I remember I was quite amazed to realize that most of the chefs working in hotels and restuarants are men. I must have been eight or nine then. Growing up in a society which has very clearly defined roles for both men and women, I took it for granted that cooking was an activity reserved for the female half of the society. And mind you, I was quite proud of it! There was atleast one thing of absolute necessity that only women could do, and do brilliantly. But when it came to cooking for a salary, it was men again. What a disappointment it was, and such a paradox! When in the confines of the home, and for the family, cooking is a women's duty, and the kitchen her haven. Some of the best sops are written in the kitchen you know. But the moment it becomes a source of income and economic independance, it goes over in the male territory. My economics textbook lists household work as not being an economic activity, since it is done 'out of natural love and affection for the family'. I guess only women can work out of natural love and affection, not men...

7 comments:

Anonymous said...

nice little piece there.
tell me something, would you be comfortable in a situation where your dad stayed at home and cooked, while your mum went out to work?

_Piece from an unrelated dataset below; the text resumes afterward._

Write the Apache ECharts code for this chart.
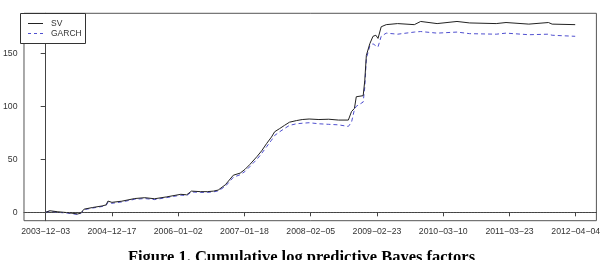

no, seriously. imagine it. would you be ok? (assuming your dad is equally competent at housework as mum, for the sake of this discussion only!)

manjari said...

ummm....
your question got me thinking...
not only because its an uncommon situation, but because its never been the normal way in my family ever - of father going to work and coming back in the evening, and mother staying at home all day managing the house...
so as far as im concerned, yes i think it would be perfectly ok with me...now atleast...i cudnt say if it would have been ok 10 years back...
the point is that everybody should have the freedom to do what they want...now its considered the done thing for women to work and be economically independant, atleast in the metros, but what if somebody doesnt want to do it? Then the society works the other way...criticising that woman for not having enough spunk to go out there and work...
Or what if husbands want to stay and do housework? Prejudice works in all directions...

Anonymous said...

of course, i wrote my previous comment assuming that it was like that, with daddy working and mummy at home (also working but thats another story!)

the main problem as i see it, is the beast called society.

Society does not respect personal choices, if they dont confirm to what it thinks is the 'right way', which is basically the 'old' way....

If only we can unbelong, and let go of our social trappings, but then easier said, really. not practical always, i'm sure you'll agree.

Good thing is, of course that things seem to be changing.

the reason I was compelled to ask you that is because its never been 'conventional' at my place either :)

ps. gawd i sound heavy.

manjari said...

i agree with you completely...

Society does not respect personal choices, and it also does not respect personal space. Particularly in the Indian 'joint family' system, its very difficult to have some privacy, to the point that even married couples are starved for it!

I mentioned this point here because i feel that to develop an individual personality of your own with a strong viewpoint, it is essential to spend some time alone with yourself...not something I get to do a lot!

Anonymous said...

Most Bengalis I know consider it their righteous DUTY to ask personal questions as a way of showing concern....
The present generation is different though. (Or is it)

I'm a bong, I must hasten to add.

manjari said...

I wont mind personal questions actually. Atleast I would have the option of taking my time to answer them or ignore them altogether. (Or will I?)

In my family, the only place where you can be completely alone is the bathroom.

And Im not a Bong!

Anonymous said...

You aren't? Alright, my mistake then!
But I guess it doesn't make much difference, does it *grin*

I've always been a little uncomfortable with the idea of living under the same roof with relatives. Speaking of joint families, one curious thing I've noticed, is that the size of the house doesn't matter at all! Even if you have whole wings of a palatial mansion for your 'branch' of the big fat family tree, its just the same.

At the same time, it has its own, unmistakable benefits too, benefits that people from nuclear families are only too likely to overlook.